Before I set out on my trip, several people asked me where Laos was and whether the world-renowned Temple of Angkor Wat is located in the country. I only replied by saying that Angkor Wat is located in Cambodia, which is Lao's neighboring country. I also added that one of Laos' most symbolic architectures is Pha That Luang, a Buddhist stupa located in the capital of Vientiane.

Laos' history and cultural identity can be traced back to the Kingdom of Lan Xan in the 14th century, which reigned as a unified kingdom for over three centuries. In 1893, Laos came under French rule for nearly six decades until it gained independence in 1953 and established a constitutional monarchy. A civil war broke out between royalists and communist forces, which ended in 1975 with the overthrow of the monarchy by the communist group. The country then became a socialist state, officially named the Lao People's Democratic Republic.

Agriculture is the mainstay of Laos, but without a railway system to support the export of agricultural products, the country's economic development has been hindered. Laos' tourism is also not as developed as its neighboring countries of China, Cambodia, Thailand, and Vietnam.

However, things are changing in Laos. The China-Laos railway between Yunnan Province's Kunming and Laos' Vientiane is under construction.

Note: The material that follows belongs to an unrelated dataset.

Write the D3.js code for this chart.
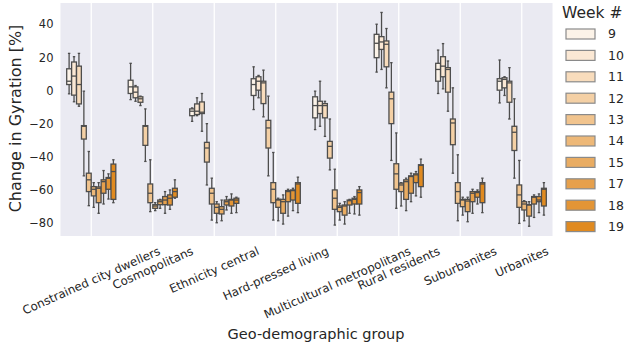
<!DOCTYPE html>
<html><head><meta charset="utf-8">
<script src="https://cdn.jsdelivr.net/npm/d3@7"></script>
<style>body{margin:0;background:#fff}svg{display:block}text{font-family:"DejaVu Sans",sans-serif;fill:#262626}</style>
</head><body><svg id="c" width="626" height="349"></svg>
<script>
const groups = ["Constrained city dwellers","Cosmopolitans","Ethnicity central","Hard-pressed living","Multicultural metropolitans","Rural residents","Suburbanites","Urbanites"];
const weeks = ["9","10","11","12","13","14","15","17","18","19"];
const yTicks = [-80,-60,-40,-20,0,20,40];
const colors = ["#fcf3e8","#fbe8d4","#f8dcbc","#f4d0a5","#f1c48e","#edb878","#e9ac62","#e6a04c","#e39536","#e08a20"];

const whiskerHigh = [
 [22.4,20.4,22.4,-0.4,-36.8,-55.6,-55.6,-48.3,-50.3,-41.8],
 [16.4,3.0,-3.4,-11.1,-41.8,-67.7,-65.7,-61.0,-60.0,-53.9],
 [-10.5,-4.4,-1.8,-20.0,-52.9,-67.1,-66.1,-64.0,-62.4,-64.4],
 [14.3,9.1,12.3,-3.4,-37.4,-65.0,-63.0,-59.6,-59.0,-52.3],
 [-0.4,5.6,-6.5,-17.2,-47.5,-68.1,-67.1,-65.7,-64.0,-58.0],
 [40.0,47.1,37.4,16.8,-25.6,-55.6,-52.9,-49.9,-48.9,-41.4],
 [24.4,28.3,17.8,1.6,-38.8,-64.4,-64.4,-59.6,-60.0,-52.9],
 [18.4,8.3,13.8,-5.0,-42.2,-66.5,-67.1,-63.0,-62.4,-55.6]];
const q3 = [
 [13.1,17.2,14.7,-21.2,-49.9,-58.0,-58.2,-53.9,-52.5,-44.4],
 [6.2,2.2,-3.8,-21.2,-56.4,-68.9,-66.1,-64.0,-63.0,-59.0],
 [-11.1,-8.1,-6.9,-31.3,-59.0,-68.5,-70.1,-66.1,-65.7,-65.0],
 [7.1,8.3,5.6,-18.0,-55.6,-65.7,-65.7,-60.4,-60.0,-55.6],
 [-3.8,-6.5,-7.9,-30.7,-60.0,-69.7,-69.1,-66.1,-65.0,-60.0],
 [33.9,32.5,29.9,-1.0,-44.2,-55.9,-53.9,-51.5,-50.3,-44.8],
 [16.4,20.4,13.8,-17.2,-55.6,-65.7,-65.7,-61.0,-61.0,-55.6],
 [7.1,7.7,5.6,-21.6,-57.0,-67.1,-68.9,-64.0,-64.0,-59.0]];
const medians = [
 [5.6,8.7,3.6,-21.6,-53.9,-59.6,-59.0,-55.0,-53.0,-48.9],
 [2.2,-1.0,-5.0,-21.6,-62.0,-69.7,-67.1,-66.1,-65.0,-61.0],
 [-12.5,-12.5,-13.1,-34.7,-62.0,-70.5,-71.7,-67.1,-66.1,-66.1],
 [3.6,5.6,4.6,-22.6,-59.6,-66.1,-67.1,-61.0,-60.4,-56.4],
 [-9.1,-9.1,-9.1,-33.7,-65.0,-70.5,-69.7,-66.5,-65.7,-61.6],
 [28.5,29.3,27.9,-5.0,-50.3,-57.0,-55.0,-51.9,-50.9,-45.2],
 [12.7,14.7,12.7,-19.6,-61.0,-66.1,-66.7,-62.0,-61.6,-56.4],
 [5.6,6.7,4.6,-25.2,-63.0,-68.5,-69.1,-64.4,-66.1,-59.6]];
const q1 = [
 [3.6,-2.8,-8.1,-29.3,-61.0,-63.6,-67.7,-62.0,-59.6,-65.7],
 [-1.8,-4.4,-7.1,-33.1,-67.7,-71.1,-68.9,-68.9,-69.1,-64.4],
 [-15.2,-14.5,-13.9,-43.2,-68.5,-74.1,-74.5,-69.1,-69.7,-68.1],
 [-3.0,0.2,-7.9,-34.7,-67.7,-70.5,-74.1,-67.1,-66.1,-68.1],
 [-16.5,-13.9,-16.5,-40.8,-71.7,-73.1,-75.2,-69.1,-68.5,-68.5],
 [19.8,24.8,14.3,-20.0,-59.6,-61.0,-65.7,-62.0,-55.6,-58.0],
 [5.6,8.3,-1.0,-32.7,-68.1,-70.1,-73.1,-67.1,-64.4,-67.7],
 [0.2,1.6,-7.1,-36.2,-70.5,-72.1,-75.8,-68.5,-67.1,-69.7]];
const whiskerLow = [
 [-2.0,-6.8,-9.5,-51.5,-69.5,-70.5,-74.1,-68.5,-65.5,-67.7],
 [-5.5,-6.5,-9.1,-42.8,-73.1,-72.5,-71.1,-74.1,-71.7,-65.0],
 [-18.6,-15.2,-24.6,-57.0,-78.2,-79.8,-78.6,-72.1,-74.1,-73.7],
 [-11.5,-4.4,-15.9,-51.5,-78.2,-78.6,-80.6,-75.8,-72.5,-73.7],
 [-23.6,-21.6,-27.7,-47.9,-81.2,-78.2,-80.6,-74.1,-74.5,-75.2],
 [11.1,12.7,1.6,-42.2,-71.1,-69.7,-72.5,-67.1,-63.6,-64.4],
 [-1.8,1.0,-12.5,-49.9,-78.6,-75.2,-79.2,-74.1,-68.5,-73.7],
 [-7.5,-3.0,-17.2,-52.9,-80.2,-78.6,-81.9,-76.6,-73.7,-75.2]];

const svg = d3.select("#c");
const L = 60.5, R = 552.5, T = 3, B = 236;
const edge = "#4d4d4d";

const x0 = d3.scaleBand().domain(groups).range([L, R]).padding(0);
const bw = x0.bandwidth();
const x1 = d3.scaleBand().domain(weeks).range([0.1*bw, 0.9*bw]);
const y = d3.scaleLinear().domain([-87.8, 52.8]).range([B, T]);
const color = d3.scaleOrdinal().domain(weeks).range(colors);

svg.append("rect").attr("x", L).attr("y", T).attr("width", R-L).attr("height", B-T).attr("fill", "#eaeaf2");
svg.append("g").selectAll("line").data(groups).join("line")
  .attr("x1", d => x0(d)+bw/2).attr("x2", d => x0(d)+bw/2)
  .attr("y1", T).attr("y2", B).attr("stroke", "#fff").attr("stroke-width", 1.3);

// boxes
const rows = [];
groups.forEach((g, gi) => weeks.forEach((w, wi) => rows.push({g, w,
  wh: whiskerHigh[gi][wi], q3: q3[gi][wi], md: medians[gi][wi], q1: q1[gi][wi], wl: whiskerLow[gi][wi]})));
const boxW = x1.bandwidth()*0.98;
const bg = svg.append("g").selectAll("g").data(rows).join("g")
  .attr("transform", d => `translate(${x0(d.g)+x1(d.w)+x1.bandwidth()/2},0)`);
bg.append("line").attr("x1",0).attr("x2",0).attr("y1",d=>y(d.wh)).attr("y2",d=>y(d.q3)).attr("stroke",edge).attr("stroke-width",1.3);
bg.append("line").attr("x1",0).attr("x2",0).attr("y1",d=>y(d.q1)).attr("y2",d=>y(d.wl)).attr("stroke",edge).attr("stroke-width",1.3);
bg.append("line").attr("x1",-boxW/4).attr("x2",boxW/4).attr("y1",d=>y(d.wh)).attr("y2",d=>y(d.wh)).attr("stroke",edge).attr("stroke-width",1.3);
bg.append("line").attr("x1",-boxW/4).attr("x2",boxW/4).attr("y1",d=>y(d.wl)).attr("y2",d=>y(d.wl)).attr("stroke",edge).attr("stroke-width",1.3);
bg.append("rect").attr("x",-boxW/2).attr("width",boxW).attr("y",d=>y(d.q3)).attr("height",d=>Math.max(0.5,y(d.q1)-y(d.q3)))
  .attr("fill",d=>color(d.w)).attr("stroke",edge).attr("stroke-width",1.3);
bg.append("line").attr("x1",-boxW/2).attr("x2",boxW/2).attr("y1",d=>y(d.md)).attr("y2",d=>y(d.md)).attr("stroke",edge).attr("stroke-width",1.3);

// y axis
const ya = svg.append("g").attr("transform", `translate(${L},0)`)
  .call(d3.axisLeft(y).tickValues(yTicks).tickSize(0).tickPadding(7));
ya.select(".domain").remove();
ya.selectAll("text").attr("font-size", 11.5).attr("fill", "#262626").style("font-family","DejaVu Sans");

// x axis
const xa = svg.append("g").attr("transform", `translate(0,${B})`)
  .call(d3.axisBottom(x0).tickSize(0));
xa.select(".domain").remove();
const deg = 24, ang = deg*Math.PI/180, fs = 11.8;
xa.selectAll("text").attr("font-size", fs).attr("fill","#262626").style("font-family","DejaVu Sans")
  .attr("y", 0).attr("dy", "0.35em").attr("text-anchor", "middle")
  .each(function(){
    const len = this.getComputedTextLength();
    const h = fs*1.16;
    const H = len*Math.sin(ang) + h*Math.cos(ang);
    d3.select(this).attr("transform", `translate(0,${8 + H/2}) rotate(-${deg})`);
  });

svg.append("text").attr("x", 316).attr("y", 339).attr("text-anchor","middle").attr("font-size",14.5).text("Geo-demographic group");
svg.append("text").attr("transform", `translate(21,${(T+B)/2 - 1}) rotate(-90)`).attr("text-anchor","middle").attr("font-size",16).text("Change in Gyration [%]");

// legend
const lg = svg.append("g");
lg.append("text").attr("x", 562).attr("y", 18).attr("font-size", 15.5).text("Week #");
const li = lg.selectAll("g").data(weeks).join("g").attr("transform", (d,i) => `translate(566,${29 + i*21.4})`);
li.append("rect").attr("width", 29).attr("height", 10).attr("fill", d => color(d)).attr("stroke", "#8a8a8a").attr("stroke-width", 1.2);
li.append("text").attr("x", 42).attr("y", 5).attr("dy","0.35em").attr("font-size", 12.5).text(d => d);
</script></body></html>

As part of the Pan-Asia railway network that would link China directly to Thailand, Malaysia, and Singapore, the construction of the high-speed rail will bring many opportunities to Laos.

In Sanasomboun District of Champassack Province, local people slowly rebuild their lives after their homes have been destroyed by the floods in 2019.

At the Laos border with Thailand, the Thanaleng station will become the largest railway station in Laos. Anticipating the development and business opportunities that the high-speed rail will bring, a special economic zone is planned to be built by the station.

Yet, in spite of the country's projected development and economic growth, people living in the remote and rural areas of Laos still live in lack and poverty.

My stay in Laos for eighteen days was filled with all kinds of interesting experiences. The local children's tender smiles and the countryside's clear blue skies made me want to stay longer. My friend was right. After coming to Laos, I have fallen in love with this place. I only hope that the flood survivors can recover soon from the disaster, and that in the years to come, may the rainy season bring nourishing rains rather than damaging floods.